The analysis is simple: the S&P 500’s rally is running out of easy narratives. The AI hype cycle is maturing, and the macro tailwinds are fading. The Fed is boxed in, inflation is sticky, and earnings growth is slowing. The index is still near all-time highs, but the path of least resistance is no longer straight up. The risk is not a crash, but a grinding, sideways market that frustrates both bulls and bears. The days of effortless gains are over.
Strykr Watch
Technically, the S&P 500 is hovering near its 50-day moving average, with support at 4,950 and resistance at 5,050. RSI is neutral, but momentum is waning. Breadth indicators are deteriorating, with fewer stocks making new highs. Watch for a decisive break below 4,950 as a trigger for a deeper correction. On the upside, a close above 5,050 would signal renewed strength, but the odds favor more chop. Volatility is picking up, with the VIX creeping higher and option skew steepening. This is a market that rewards patience and punishes FOMO.
The risks are stacking up. A hawkish Fed surprise could trigger a sharp selloff, especially if inflation data disappoints. Tech weakness could spill over into the broader market, and a breakdown in breadth could accelerate the downside. Geopolitical shocks and earnings misses are lurking in the background. The biggest risk is complacency: traders expecting a repeat of the last decade’s returns are likely to be disappointed.

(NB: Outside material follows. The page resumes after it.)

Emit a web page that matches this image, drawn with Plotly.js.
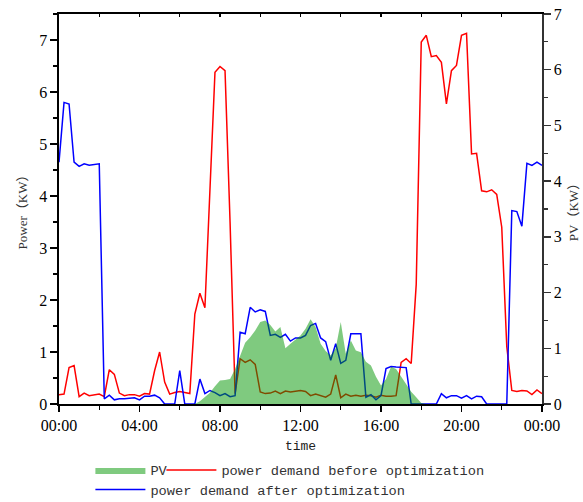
<!DOCTYPE html>
<html>
<head>
<meta charset="utf-8">
<script src="https://cdn.plot.ly/plotly-3.0.1.min.js"></script>
<style>html,body{margin:0;padding:0;background:#fff;}#chart{width:583px;height:502px;}</style>
</head>
<body>
<div id="chart"></div>
<script>
// time of day in hours (15-minute steps)
const hours = [0,0.25,0.5,0.75,1,1.25,1.5,1.75,2,2.25,2.5,2.75,3,3.25,3.5,3.75,4,4.25,4.5,4.75,5,5.25,5.5,5.75,6,6.25,6.5,6.75,7,7.25,7.5,7.75,8,8.25,8.5,8.75,9,9.25,9.5,9.75,10,10.25,10.5,10.75,11,11.25,11.5,11.75,12,12.25,12.5,12.75,13,13.25,13.5,13.75,14,14.25,14.5,14.75,15,15.25,15.5,15.75,16,16.25,16.5,16.75,17,17.25,17.5,17.75,18,18.25,18.5,18.75,19,19.25,19.5,19.75,20,20.25,20.5,20.75,21,21.25,21.5,21.75,22,22.25,22.5,22.75,23,23.25,23.5,23.75,24];

const demandBefore = [0.18,0.19,0.70,0.74,0.14,0.21,0.16,0.17,0.19,0.14,0.66,0.57,0.21,0.16,0.18,0.18,0.15,0.20,0.19,0.64,1.00,0.42,0.19,0.22,0.24,0.22,0.20,1.73,2.13,1.85,4.10,6.38,6.49,6.41,3.50,0.20,0.87,0.80,0.85,0.76,0.23,0.20,0.21,0.25,0.20,0.25,0.23,0.24,0.26,0.24,0.16,0.19,0.16,0.13,0.19,0.56,0.12,0.19,0.15,0.17,0.15,0.17,0.16,0.13,0.17,0.15,0.15,0.16,0.80,0.87,0.78,2.30,6.96,7.09,6.68,6.70,6.57,5.77,6.41,6.51,7.09,7.13,4.81,4.82,4.10,4.08,4.12,4.03,3.40,1.10,0.26,0.24,0.26,0.25,0.18,0.27,0.20];

const demandAfter = [4.65,5.80,5.77,4.65,4.57,4.62,4.59,4.60,4.62,0.10,0.17,0.08,0.10,0.10,0.11,0.12,0.08,0.15,0.15,0.17,0.12,0.00,0.00,0.00,0.64,0.00,0.00,0.00,0.48,0.20,0.26,0.22,0.16,0.20,0.14,0.16,1.38,1.35,1.86,1.77,1.81,1.78,1.32,1.34,1.28,1.34,1.21,1.27,1.27,1.32,1.51,1.55,1.27,1.20,0.84,1.16,0.78,0.84,1.35,1.35,1.35,0.13,0.18,0.08,0.16,0.68,0.72,0.71,0.71,0.70,0.00,0.00,0.00,0.00,0.00,0.00,0.20,0.12,0.16,0.16,0.11,0.16,0.10,0.15,0.14,0.00,0.00,0.00,0.00,0.00,3.72,3.70,3.42,4.63,4.59,4.65,4.59];

const pv = [0,0,0,0,0,0,0,0,0,0,0,0,0,0,0,0,0,0,0,0,0,0,0,0,0,0,0,0,0.05,0.12,0.20,0.32,0.42,0.43,0.45,0.63,0.87,1.10,1.20,1.32,1.47,1.50,1.42,1.30,1.38,1.00,1.08,1.15,1.23,1.35,1.52,1.38,1.08,0.95,0.87,1.00,1.47,0.90,1.14,0.96,0.93,0.76,0.69,0.49,0.33,0.45,0.67,0.63,0.50,0.37,0.22,0.12,0.02,0,0,0,0,0,0,0,0,0,0,0,0,0,0,0,0,0,0,0,0,0,0,0,0];

const xTickVals = [0,4,8,12,16,20,24];
const xTickText = ["00:00","04:00","08:00","12:00","16:00","20:00","00:00"];

const serif = "Liberation Serif, 'Times New Roman', 'Noto Sans CJK SC', serif";
const mono = "Liberation Mono, 'DejaVu Sans Mono', 'Noto Sans CJK SC', monospace";

const traces = [
  {x: hours, y: demandBefore, type: 'scatter', mode: 'lines', name: 'power demand before optimization',
   line: {color: '#ff0000', width: 1.5}, xaxis: 'x', yaxis: 'y', legend: 'legend3'},
  {x: hours, y: pv, type: 'scatter', mode: 'lines', name: 'PV', fill: 'tozeroy',
   fillcolor: 'rgba(0,150,0,0.5)', line: {color: 'rgba(0,150,0,0)', width: 0}, xaxis: 'x', yaxis: 'y2', legend: 'legend'},
  {x: hours, y: demandAfter, type: 'scatter', mode: 'lines', name: 'power demand after optimization',
   line: {color: '#0000ff', width: 1.5}, xaxis: 'x', yaxis: 'y', legend: 'legend2'},
  {x: [0], y: [0], type: 'scatter', mode: 'none', xaxis: 'x2', yaxis: 'y', showlegend: false, hoverinfo: 'skip'}
];

const legendFont = {family: mono, size: 13.7, color: '#333'};

const layout = {
  width: 583, height: 502,
  margin: {l: 59, r: 41, t: 14, b: 98, autoexpand: false},
  paper_bgcolor: '#fff', plot_bgcolor: '#fff',
  showlegend: true,
  xaxis: {
    range: [0, 24], tickmode: 'array', tickvals: xTickVals, ticktext: xTickText,
    ticks: 'outside', ticklen: 6, tickwidth: 1.5, tickcolor: '#000',
    minor: {tickmode: 'linear', tick0: 0, dtick: 2, ticks: 'outside', ticklen: 4, tickwidth: 1.2, tickcolor: '#000'},
    showline: true, linecolor: '#000', linewidth: 1.6, showgrid: false, zeroline: false,
    tickfont: {family: serif, size: 16, color: '#000'},
    title: {text: 'time', font: {family: mono, size: 13, color: '#222'}, standoff: 8}
  },
  xaxis2: {
    overlaying: 'x', side: 'top', anchor: 'y', range: [0, 24], tickmode: 'linear', tick0: 0, dtick: 2,
    ticks: 'inside', ticklen: 3, tickwidth: 1.2, tickcolor: '#000', showticklabels: false,
    showline: true, linecolor: '#000', linewidth: 1.6, showgrid: false, zeroline: false
  },
  yaxis: {
    range: [0, 7.5], tickmode: 'linear', tick0: 0, dtick: 1,
    ticks: 'outside', ticklen: 7, tickwidth: 1.5, tickcolor: '#000',
    minor: {tickmode: 'linear', tick0: 0, dtick: 0.5, ticks: 'outside', ticklen: 4, tickwidth: 1.2, tickcolor: '#000'},
    showline: true, linecolor: '#000', linewidth: 1.6, showgrid: false, zeroline: false,
    tickfont: {family: serif, size: 16, color: '#000'},
    title: {text: 'Power（KW）', font: {family: serif, size: 13, color: '#333'}, standoff: 8}
  },
  yaxis2: {
    overlaying: 'y', side: 'right', anchor: 'x', range: [0, 7], tickmode: 'linear', tick0: 0, dtick: 1,
    ticks: 'outside', ticklen: 7, tickwidth: 1.5, tickcolor: '#333',
    minor: {tickmode: 'linear', tick0: 0, dtick: 0.5, ticks: 'outside', ticklen: 4, tickwidth: 1.2, tickcolor: '#333'},
    showline: true, linecolor: '#333', linewidth: 1.6, showgrid: false, zeroline: false,
    tickfont: {family: serif, size: 16, color: '#000'},
    title: {text: 'PV（KW）', font: {family: serif, size: 13, color: '#333'}, standoff: 8}
  },
  legend: {
    orientation: 'h', x: 0.065, y: -0.130, xanchor: 'left', yanchor: 'top',
    font: legendFont, bgcolor: 'rgba(0,0,0,0)', itemwidth: 50
  },
  legend3: {
    orientation: 'h', x: 0.212, y: -0.130, xanchor: 'left', yanchor: 'top',
    font: legendFont, bgcolor: 'rgba(0,0,0,0)', itemwidth: 50
  },
  legend2: {
    orientation: 'h', x: 0.065, y: -0.180, xanchor: 'left', yanchor: 'top',
    font: legendFont, bgcolor: 'rgba(0,0,0,0)', itemwidth: 50
  }
};

Plotly.newPlot('chart', traces, layout, {staticPlot: true, displayModeBar: false});
</script>
</body>
</html>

But there are still opportunities. The safety trade is working, with staples and REITs outperforming. Look for tactical longs in defensive sectors, with tight stops. For the brave, fade overextended tech rallies and look for mean reversion trades. Option strategies that profit from range-bound markets are attractive, as are volatility plays. The days of buying every dip are over, but disciplined traders can still find edges.
Strykr Take
The S&P 500’s rally isn’t dead, but it’s on life support. The easy money has been made, and the market is entering a new phase of chop and churn. Respect the technicals, manage your risk, and don’t chase yesterday’s winners. The next big move will come, but it won’t reward the lazy or the late.